The Solana Policy Institute (SPI) formally urged the U.S. Securities and Exchange Commission to exempt non-custodial DeFi developers from rules designed for centralized intermediaries.
SPI’s letter delivered advanced three core arguments. First, developers are creators of non-custodial software rather than custodians of user assets, so liability frameworks tied to control and custody — such as Rule 3b-16 under the Securities Exchange Act — do not map cleanly onto permissionless protocols.
Second, the institute said regulatory uncertainty and potential developer liability for user transactions are stifling innovation. Third, SPI warned that treating code authors like centralized platforms risks pushing legitimate development offshore and weakening U.S. competitiveness in digital finance.
The push is being driven publicly by SPI founder and CEO Miller Whitehouse-Levine and President Kristin Smith, who have paired formal filings to the SEC with advocacy for legislative clarity. The institute specifically urged the SEC to issue interpretive guidance that distinguishes custody and control from mere software publication.
Regulatory traction: SEC, Congress and the limits under discussion
The SPI’s campaign aligns with a parallel policy track inside the SEC. Chairman Paul Atkins has indicated an “innovation exemption” for on-chain products is under active development and “could be finalized soon.” That proposal is expected to include guardrails such as investor limits and transaction caps; those parameters remain under negotiation and will determine how protective the safe harbor actually is.
At the same time, Congress has moved on legislative fixes. Senators Cynthia Lummis and Ron Wyden introduced the Blockchain Regulatory Certainty Act on 12 of jan. to shield non-custodial developers from money-transmitter rules. The CLARITY Act — a broader candidate for statutory reform — has its markup delayed until february and will test legislative appetite for a statutory developer exemption.

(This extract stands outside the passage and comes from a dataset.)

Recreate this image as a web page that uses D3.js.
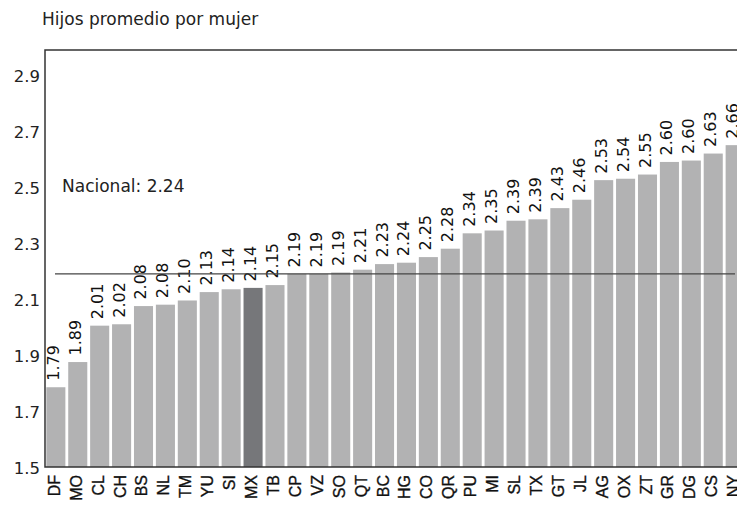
<!DOCTYPE html>
<html>
<head>
<meta charset="utf-8">
<script src="https://cdn.jsdelivr.net/npm/d3@7"></script>
<style>
  body { margin: 0; background: #fff; }
  svg { display: block; }
</style>
</head>
<body>
<div id="chart"></div>
<script>
// state codes and average children per woman
const estados = ["DF","MO","CL","CH","BS","NL","TM","YU","SI","MX","TB","CP","VZ","SO","QT","BC",
                 "HG","CO","QR","PU","MI","SL","TX","GT","JL","AG","OX","ZT","GR","DG","CS","NY"]
const hijos = [1.79,1.89,2.01,2.02,2.08,2.08,2.10,2.13,2.14,2.14,2.15,2.19,2.19,2.19,2.21,2.23,
               2.24,2.25,2.28,2.34,2.35,2.39,2.39,2.43,2.46,2.53,2.54,2.55,2.60,2.60,2.63,2.66]
// bar heights as drawn (slightly off the printed labels in the original)
const alturas = [1.785,1.875,2.005,2.01,2.075,2.08,2.095,2.125,2.135,2.14,2.15,2.19,2.19,2.195,2.205,2.225,
                 2.23,2.25,2.28,2.335,2.345,2.38,2.385,2.425,2.455,2.525,2.53,2.545,2.59,2.595,2.62,2.65]
const yTicks = [1.5,1.7,1.9,2.1,2.3,2.5,2.7,2.9]
const nacional = 2.19
const nacionalLabel = "Nacional: 2.24"
const destacado = "MX"

const W = 737, H = 506
const margin = {top: 50, right: 0, bottom: 39, left: 45}
const fuente = "'DejaVu Sans'"

const svg = d3.select("#chart").append("svg")
    .attr("width", W).attr("height", H)

const x = d3.scaleBand()
    .domain(estados)
    .range([margin.left, 746])
    .paddingInner(0.13)
    .paddingOuter(0.06)

const y = d3.scaleLinear()
    .domain([1.5, 2.99])
    .range([H - margin.bottom, margin.top])

// bars
svg.append("g")
    .selectAll("rect")
    .data(estados)
    .join("rect")
    .attr("x", d => x(d))
    .attr("y", (d, i) => y(alturas[i]))
    .attr("width", x.bandwidth())
    .attr("height", (d, i) => y(1.5) - y(alturas[i]))
    .attr("fill", d => d == destacado ? "#76777a" : "#b2b2b3")

// value labels, rotated
svg.append("g")
    .selectAll("text")
    .data(estados)
    .join("text")
    .attr("transform", (d, i) => `translate(${x(d) + x.bandwidth()/2 + 3},${y(alturas[i]) - 6.5}) rotate(-90)`)
    .attr("text-anchor", "start")
    .style("font", `16px ${fuente}`)
    .attr("fill", "#111")
    .text((d, i) => hijos[i].toFixed(2))

// national line
svg.append("line")
    .attr("x1", 55).attr("x2", 735)
    .attr("y1", y(nacional)).attr("y2", y(nacional))
    .attr("stroke", "#444").attr("stroke-width", 1.3)

svg.append("text")
    .attr("x", 62).attr("y", 191.5)
    .style("font", `17px ${fuente}`)
    .attr("fill", "#222")
    .text(nacionalLabel)

// axes
const yAxis = svg.append("g")
    .attr("transform", `translate(${margin.left},0)`)
    .call(d3.axisLeft(y).tickValues(yTicks).tickFormat(d3.format(".1f")).tickSize(0).tickPadding(5))
yAxis.select(".domain").remove()
yAxis.selectAll("text")
    .attr("dy", "0.4em")
    .style("font", `16.5px ${fuente}`)
    .attr("fill", "#222")

const xAxis = svg.append("g")
    .attr("transform", `translate(0,${H - margin.bottom})`)
    .call(d3.axisBottom(x).tickSize(0).tickPadding(0))
xAxis.select(".domain").remove()
xAxis.selectAll("text")
    .attr("transform", "rotate(-90)")
    .attr("text-anchor", "end")
    .attr("x", -8)
    .attr("y", 4)
    .attr("dy", 0)
    .style("font", "16px 'Liberation Sans'")
    .attr("fill", "#111")
    .attr("stroke", "#111")
    .attr("stroke-width", 0.35)

// frame: left, bottom, top
svg.append("path")
    .attr("d", `M${W},${margin.top}H${margin.left}V${H - margin.bottom}H${W}`)
    .attr("fill", "none")
    .attr("stroke", "#333")
    .attr("stroke-width", 1.5)

// title
svg.append("text")
    .attr("x", 42).attr("y", 25)
    .style("font", `17px ${fuente}`)
    .attr("fill", "#222")
    .text("Hijos promedio por mujer")
</script>
</body>
</html>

Investors, developers and policy watchers are now turning their attention to the CLARITY Act markup in late January 2026 and any final action from the SEC; those events will effectively test whether the U.S. will adopt a tailored regime that protects non-custodial developers while imposing meaningful safeguards for users.
For market participants, the outcome will shape where teams build, how protocols are structured, and the legal risk embedded in on-chain code.